* GOAL *
Show every line where "chart" occurs.

* DATA PROVIDED *
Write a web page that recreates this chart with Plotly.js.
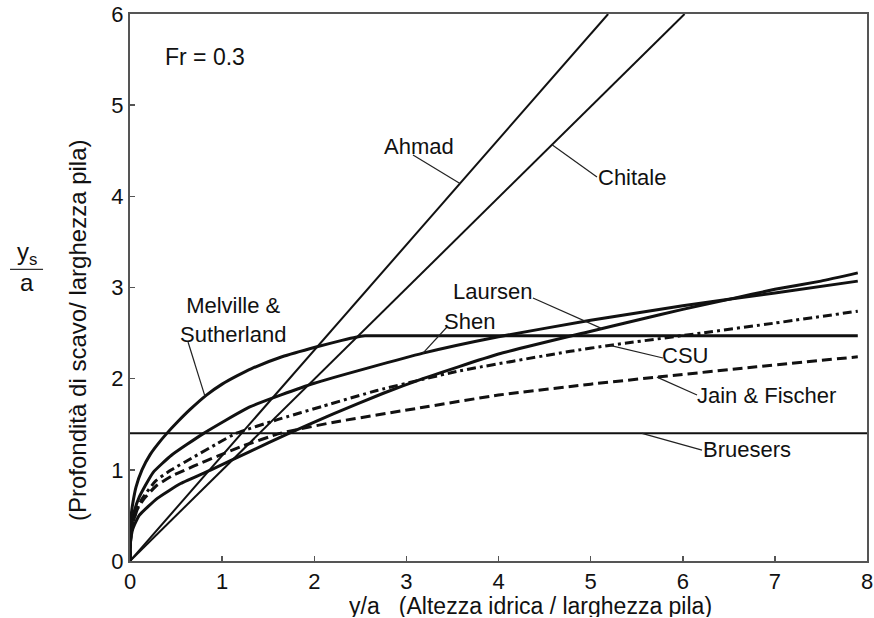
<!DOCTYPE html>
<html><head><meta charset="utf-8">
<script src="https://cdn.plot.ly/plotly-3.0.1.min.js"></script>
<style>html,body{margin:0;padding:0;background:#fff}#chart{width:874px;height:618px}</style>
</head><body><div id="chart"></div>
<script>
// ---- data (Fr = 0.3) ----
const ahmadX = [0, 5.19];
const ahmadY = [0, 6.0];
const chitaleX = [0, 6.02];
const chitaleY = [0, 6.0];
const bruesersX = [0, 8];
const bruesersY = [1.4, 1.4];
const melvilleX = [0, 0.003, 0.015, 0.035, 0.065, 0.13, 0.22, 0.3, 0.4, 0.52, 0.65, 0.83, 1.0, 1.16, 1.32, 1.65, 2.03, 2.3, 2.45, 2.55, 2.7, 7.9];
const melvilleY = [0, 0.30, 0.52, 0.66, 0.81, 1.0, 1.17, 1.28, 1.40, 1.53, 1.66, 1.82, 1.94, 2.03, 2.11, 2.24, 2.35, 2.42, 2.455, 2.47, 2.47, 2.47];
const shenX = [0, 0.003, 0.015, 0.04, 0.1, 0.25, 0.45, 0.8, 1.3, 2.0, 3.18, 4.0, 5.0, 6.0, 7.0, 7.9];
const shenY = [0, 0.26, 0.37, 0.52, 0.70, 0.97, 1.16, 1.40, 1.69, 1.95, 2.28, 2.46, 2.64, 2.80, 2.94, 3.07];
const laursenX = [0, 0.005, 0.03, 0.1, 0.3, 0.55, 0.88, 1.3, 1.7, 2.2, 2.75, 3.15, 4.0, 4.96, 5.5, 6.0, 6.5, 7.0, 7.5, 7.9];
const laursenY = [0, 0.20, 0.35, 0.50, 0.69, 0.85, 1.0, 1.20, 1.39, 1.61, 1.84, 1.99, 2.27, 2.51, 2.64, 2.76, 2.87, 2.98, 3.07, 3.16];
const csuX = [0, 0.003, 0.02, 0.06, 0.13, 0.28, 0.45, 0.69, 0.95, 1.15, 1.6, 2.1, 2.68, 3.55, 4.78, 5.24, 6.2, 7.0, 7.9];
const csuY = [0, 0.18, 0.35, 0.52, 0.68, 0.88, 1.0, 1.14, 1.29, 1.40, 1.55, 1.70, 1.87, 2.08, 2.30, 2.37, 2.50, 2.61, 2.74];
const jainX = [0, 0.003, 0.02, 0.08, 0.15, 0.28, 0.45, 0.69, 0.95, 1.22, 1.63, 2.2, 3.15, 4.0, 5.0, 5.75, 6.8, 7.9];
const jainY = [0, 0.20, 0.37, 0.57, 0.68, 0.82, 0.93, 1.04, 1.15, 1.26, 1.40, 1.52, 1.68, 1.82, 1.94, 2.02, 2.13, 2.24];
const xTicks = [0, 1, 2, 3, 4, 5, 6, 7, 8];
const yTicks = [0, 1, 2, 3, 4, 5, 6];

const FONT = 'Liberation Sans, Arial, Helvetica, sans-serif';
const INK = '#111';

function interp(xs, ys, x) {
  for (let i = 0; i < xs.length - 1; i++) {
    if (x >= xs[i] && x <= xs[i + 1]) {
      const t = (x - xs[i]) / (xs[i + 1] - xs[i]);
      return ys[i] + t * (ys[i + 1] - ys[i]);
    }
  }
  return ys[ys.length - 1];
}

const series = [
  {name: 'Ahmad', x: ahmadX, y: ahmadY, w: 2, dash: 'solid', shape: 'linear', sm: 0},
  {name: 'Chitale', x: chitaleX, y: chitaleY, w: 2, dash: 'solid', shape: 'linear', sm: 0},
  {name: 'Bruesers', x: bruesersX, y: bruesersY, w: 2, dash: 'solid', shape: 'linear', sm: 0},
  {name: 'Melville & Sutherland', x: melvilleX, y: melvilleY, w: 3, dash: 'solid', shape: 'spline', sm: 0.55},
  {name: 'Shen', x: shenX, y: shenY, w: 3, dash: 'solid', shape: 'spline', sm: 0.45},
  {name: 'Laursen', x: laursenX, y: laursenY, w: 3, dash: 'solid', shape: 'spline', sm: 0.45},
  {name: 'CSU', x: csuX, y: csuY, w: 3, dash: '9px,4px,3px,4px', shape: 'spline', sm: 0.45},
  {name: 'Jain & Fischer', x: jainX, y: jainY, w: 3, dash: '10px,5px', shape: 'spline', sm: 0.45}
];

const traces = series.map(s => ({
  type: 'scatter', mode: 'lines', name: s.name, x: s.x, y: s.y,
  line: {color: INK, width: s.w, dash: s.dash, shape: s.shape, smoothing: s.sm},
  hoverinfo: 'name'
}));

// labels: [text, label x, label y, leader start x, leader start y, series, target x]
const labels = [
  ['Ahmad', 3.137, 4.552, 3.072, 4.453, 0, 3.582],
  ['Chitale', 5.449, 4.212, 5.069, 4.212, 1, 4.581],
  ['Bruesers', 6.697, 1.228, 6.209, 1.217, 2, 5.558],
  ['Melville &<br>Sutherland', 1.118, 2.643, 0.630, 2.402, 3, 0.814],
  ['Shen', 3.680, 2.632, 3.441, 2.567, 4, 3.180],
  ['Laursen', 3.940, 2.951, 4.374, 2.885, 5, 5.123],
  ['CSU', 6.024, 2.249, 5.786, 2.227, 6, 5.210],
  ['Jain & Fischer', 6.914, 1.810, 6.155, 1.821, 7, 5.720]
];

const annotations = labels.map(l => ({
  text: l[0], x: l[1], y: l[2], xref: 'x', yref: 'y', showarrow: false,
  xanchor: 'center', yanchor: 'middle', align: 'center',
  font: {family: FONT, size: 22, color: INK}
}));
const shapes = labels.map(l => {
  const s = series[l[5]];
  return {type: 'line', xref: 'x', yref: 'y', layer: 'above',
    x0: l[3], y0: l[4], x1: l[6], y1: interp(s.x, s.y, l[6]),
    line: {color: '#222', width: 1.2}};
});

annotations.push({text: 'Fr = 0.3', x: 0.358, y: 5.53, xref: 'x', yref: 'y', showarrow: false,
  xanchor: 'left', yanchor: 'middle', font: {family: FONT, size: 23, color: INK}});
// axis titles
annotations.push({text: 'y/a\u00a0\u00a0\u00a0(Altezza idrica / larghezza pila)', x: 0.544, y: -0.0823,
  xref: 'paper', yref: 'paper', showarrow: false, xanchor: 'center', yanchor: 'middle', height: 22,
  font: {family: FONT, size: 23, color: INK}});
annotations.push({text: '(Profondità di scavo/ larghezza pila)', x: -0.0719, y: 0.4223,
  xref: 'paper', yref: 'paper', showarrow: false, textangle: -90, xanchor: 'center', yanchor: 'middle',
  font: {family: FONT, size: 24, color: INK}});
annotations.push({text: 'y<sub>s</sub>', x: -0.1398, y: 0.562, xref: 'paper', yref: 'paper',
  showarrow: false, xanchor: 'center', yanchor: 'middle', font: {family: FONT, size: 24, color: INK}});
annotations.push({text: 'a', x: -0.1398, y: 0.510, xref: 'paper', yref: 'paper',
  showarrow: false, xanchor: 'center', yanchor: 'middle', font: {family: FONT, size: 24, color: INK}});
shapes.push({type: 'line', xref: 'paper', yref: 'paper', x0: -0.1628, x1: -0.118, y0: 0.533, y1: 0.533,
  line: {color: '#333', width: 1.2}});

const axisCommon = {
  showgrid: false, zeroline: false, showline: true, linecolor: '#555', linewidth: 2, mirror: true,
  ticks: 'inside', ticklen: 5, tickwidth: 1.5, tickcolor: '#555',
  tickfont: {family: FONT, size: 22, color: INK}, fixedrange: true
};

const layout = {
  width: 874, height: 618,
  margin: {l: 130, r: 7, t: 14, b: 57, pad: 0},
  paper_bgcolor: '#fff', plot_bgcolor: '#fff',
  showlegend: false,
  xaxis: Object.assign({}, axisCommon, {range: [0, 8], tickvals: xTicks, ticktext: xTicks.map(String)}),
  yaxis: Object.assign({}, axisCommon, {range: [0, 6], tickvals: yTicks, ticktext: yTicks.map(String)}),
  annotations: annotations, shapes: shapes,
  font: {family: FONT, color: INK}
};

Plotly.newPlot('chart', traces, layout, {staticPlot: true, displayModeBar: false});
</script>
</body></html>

* RESPONSE TO THE EXERCISE *
Write a web page that recreates this chart with Plotly.js.
<style>html,body{margin:0;padding:0;background:#fff}#chart{width:874px;height:618px}</style>
</head><body><div id="chart"></div>
Plotly.newPlot('chart', traces, layout, {staticPlot: true, displayModeBar: false});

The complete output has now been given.